My rating: 4 of 5 stars
I babysit this five year old boy who can read. One of his favorite books have a main character named Melvin, and for some reason, Phillip pronounces it as "Moovin". Thus, if you see me refer to Melvin as Moovin, well...just go with it.
Thank you, NetGalley and Random House Children's, for this free book to review!
Galileo. Newton. Salk. Oppenheimer.Things I liked:
Science can change the world . . . but can it go too far?
Eleven-year-old Ellie has never liked change. She misses fifth grade. She misses her old best friend. She even misses her dearly departed goldfish. Then one day a strange boy shows up. He’s bossy. He’s cranky. And weirdly enough . . . he looks a lot like Ellie’s grandfather, a scientist who’s always been slightly obsessed with immortality. Could this pimply boy really be Grandpa Melvin? Has he finally found the secret to eternal youth?
1. The characters; namely Ellie, Ben, and Melvin. They were funny and enjoyable to read about.

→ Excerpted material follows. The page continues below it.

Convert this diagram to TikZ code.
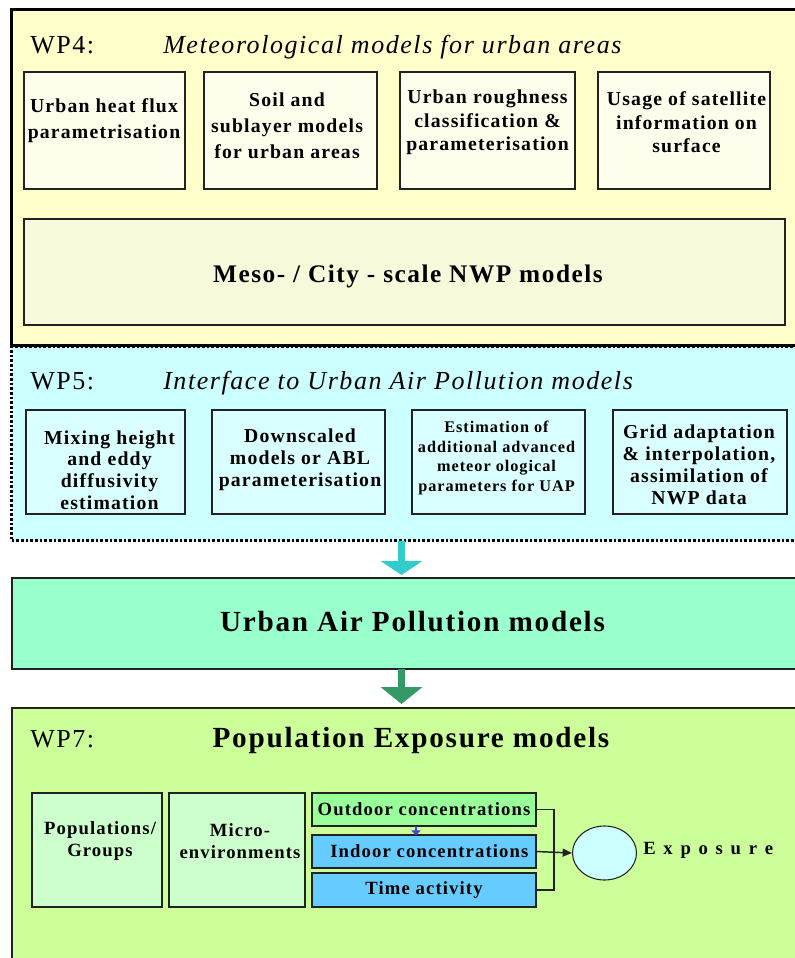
\documentclass[tikz,border=0pt]{standalone}
\usepackage{fontspec}
\setmainfont[LetterSpace=6]{Liberation Serif}
\usetikzlibrary{arrows.meta,calc,shapes.geometric}

\definecolor{wpfour}{HTML}{FFFFCC}
\definecolor{wpfourin}{HTML}{FEFEEC}
\definecolor{mesofill}{HTML}{F8F8DA}
\definecolor{wpfive}{HTML}{CCFFFF}
\definecolor{wpfivein}{HTML}{DAFFFF}
\definecolor{uapfill}{HTML}{99FFCC}
\definecolor{wpseven}{HTML}{CCFF99}
\definecolor{popfill}{HTML}{CCFFCC}
\definecolor{outfill}{HTML}{99FF99}
\definecolor{infill}{HTML}{66CCFF}
\definecolor{expofill}{HTML}{CCFFFF}
\definecolor{arrowcyan}{HTML}{33CCCC}
\definecolor{arrowgreen}{HTML}{339966}
\definecolor{edge}{HTML}{222222}
\definecolor{linkblue}{HTML}{4444DD}

\begin{document}
\begin{tikzpicture}[x=0.75pt,y=-0.75pt,
  sz/.style 2 args={minimum width=#1*0.75pt, minimum height=#2*0.75pt},
  panel/.style={rectangle, inner sep=0pt, outer sep=0pt},
  inbox/.style={panel, draw=edge, line width=1.2pt},
  txt/.style={inner sep=0pt, outer sep=0pt, align=center},
  wptag/.style={inner sep=0pt, anchor=base west, font=\fontsize{19.5}{21}\selectfont},
  wptitle/.style={inner sep=0pt, anchor=base west, font=\fontsize{19.5}{21}\selectfont\itshape},
  bigtitle/.style={inner sep=0pt, anchor=base, font=\fontsize{21.9}{25}\selectfont\bfseries},
  boxfont/.style={font=\fontsize{14.8}{#1}\selectfont\bfseries},
  smallfont/.style={font=\fontsize{14}{16.5}\selectfont\bfseries},
  bigarrow/.style={line width=5.7pt, -{Triangle[width=30.75pt,length=#1]}},
  conn/.style={draw=edge, line width=1.1pt}
]
\useasboundingbox (0,0) rectangle (794,958);

% ---------- WP5 panel (dotted frame, drawn first) ----------
\node[panel, sz={788.5}{193.5}, fill=wpfive, draw=black,
      line width=2.2pt, dash pattern=on 2pt off 1.5pt] (wp5) at (405.75,443.75) {};

% ---------- WP4 panel ----------
\node[panel, sz={788.5}{336}, fill=wpfour, draw=black, line width=2.25pt] (wp4) at (405.75,177) {};
\node[wptag] (wp4tag) at (30,53) {WP4:};
\node[wptitle] (wp4title) at (163,53) {Meteorological models for urban areas};

\node[inbox, fill=wpfourin, sz={161}{117}] (a1) at (104.5,130.5) {};
\node[inbox, fill=wpfourin, sz={173}{117}] (a2) at (290.5,130.5) {};
\node[inbox, fill=wpfourin, sz={175}{117}] (a3) at (487.5,130.5) {};
\node[inbox, fill=wpfourin, sz={172}{117}] (a4) at (684,130.5) {};
\node[txt, boxfont=19.5pt] (a1t) at (104,121) {Urban heat flux\\parametrisation};
\node[txt, boxfont=19.5pt] (a2t) at (287,125.5) {Soil and\\sublayer models\\for urban areas};
\node[txt, boxfont=17.6pt] (a3t) at (487.5,122.5) {Urban roughness\\classification \&\\parameterisation};
\node[txt, boxfont=17.6pt] (a4t) at (686.5,122.5) {Usage of satellite\\information on\\surface};

\node[inbox, fill=mesofill, sz={761}{106}] (meso) at (404.5,272) {};
\node[inner sep=0pt, anchor=base, font=\fontsize{19}{21}\selectfont\bfseries] (mesot) at (408,282)
  {Meso- / City - scale NWP models};

% ---------- WP5 contents ----------
\node[wptag] (wp5tag) at (30,389) {WP5:};
\node[wptitle] (wp5title) at (163,389) {Interface to Urban Air Pollution models};

\node[inbox, fill=wpfivein, sz={159}{104}] (b1) at (105.5,462) {};
\node[inbox, fill=wpfivein, sz={173}{104}] (b2) at (298.5,462) {};
\node[inbox, fill=wpfivein, sz={173}{104}] (b3) at (498.5,462) {};
\node[inbox, fill=wpfivein, sz={174}{104}] (b4) at (700,462) {};
\node[txt, boxfont=16.3pt] (b1t) at (109.5,470) {Mixing height\\and eddy\\diffusivity\\estimation};
\node[txt, boxfont=16.5pt] (b2t) at (300,460) {Downscaled\\models or ABL\\parameterisation};
\node[txt, font=\fontsize{12.2}{14.6}\selectfont\bfseries] (b3t) at (496.5,458)
  {Estimation of\\additional advanced\\meteor ological\\parameters for UAP};
\node[txt, boxfont=16.5pt] (b4t) at (699,465) {Grid adaptation\\\& interpolation,\\assimilation of\\NWP data};

% ---------- Urban Air Pollution models ----------
\node[panel, sz={788}{91}, fill=uapfill, draw=edge, line width=0.8pt] (uap) at (406,623.5) {};
\node[bigtitle] (uapt) at (412.5,631.5) {Urban Air Pollution models};

% ---------- WP7 panel ----------
\node[panel, sz={788}{262}, fill=wpseven, draw=edge, line width=0.8pt] (wp7) at (406,839) {};
\node[wptag] (wp7tag) at (30,747) {WP7:};
\node[bigtitle] (wp7title) at (411,747) {Population Exposure models};

\node[inbox, fill=popfill, sz={130}{114}] (pop) at (97,850) {};
\node[inbox, fill=popfill, sz={136}{114}] (micro) at (237,850) {};
\node[txt, smallfont] (popt) at (100,841) {Populations/\\Groups};
\node[txt, smallfont] (microt) at (240,841) {Micro-\\environments};

\node[inbox, fill=outfill, sz={224}{33}, smallfont] (out) at (424,809.5) {Outdoor concentrations};
\node[inbox, fill=infill, sz={224}{33}, smallfont] (in) at (424,851.5) {\hspace{8pt}Indoor concentrations};
\node[inbox, fill=infill, sz={224}{34}, smallfont] (time) at (424,890) {Time activity};

\node[ellipse, draw=edge, line width=0.8pt, fill=expofill, inner sep=0pt,
      minimum width=48pt, minimum height=40.5pt] (expo) at (604.5,853) {};
\node[inner sep=0pt, anchor=west, font=\fontsize{14}{16}\selectfont\bfseries] (expot) at (643,850)
  {E\hspace{5.8pt}x\hspace{5.8pt}p\hspace{5.8pt}o\hspace{5.8pt}s\hspace{5.8pt}u\hspace{5.8pt}r\hspace{5.8pt}e};

% ---------- connectors ----------
\coordinate (colA) at (401.5,0);
\coordinate (colB) at (416,0);
\coordinate (jn) at (554,890);

\draw[bigarrow=10.5pt, draw=arrowcyan, fill=arrowcyan, shorten >=2.25pt]
  (wp5.south -| colA) -- (uap.north -| colA);
\draw[bigarrow=12.75pt, draw=arrowgreen, fill=arrowgreen, shorten >=3pt]
  (uap.south -| colA) -- (wp7.north -| colA);

\draw[conn] (out.east) -| (jn) -- (time.east);
\draw[conn, -{Triangle[width=6pt,length=7pt]}] (in.east) -- (expo.west);
\draw[draw=linkblue, line width=1.4pt, -{Triangle[width=7pt,length=3.5pt]}]
  (out.south -| colB) -- (in.north -| colB);
\end{tikzpicture}
\end{document}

2. Ellie's realization that science can go too far. Not enough people care about the consequences of science. Go Ellie!
Things that were meh:
1. Why did Moovin even need the T. Melvinus after he de-aged? If he thought he wouldn't be able to convince the other scientists at the lab that he had become a kid, then why did he think he could convince the Nobel prize judges (?) about what happened?
2. I expected this book to delve deeper into the ethics part. That's probably just me though, because other reviewers say it's TOO deep.
Would I read other books by Jennifer L. Holm? Maybe. I do love her sharp writing style.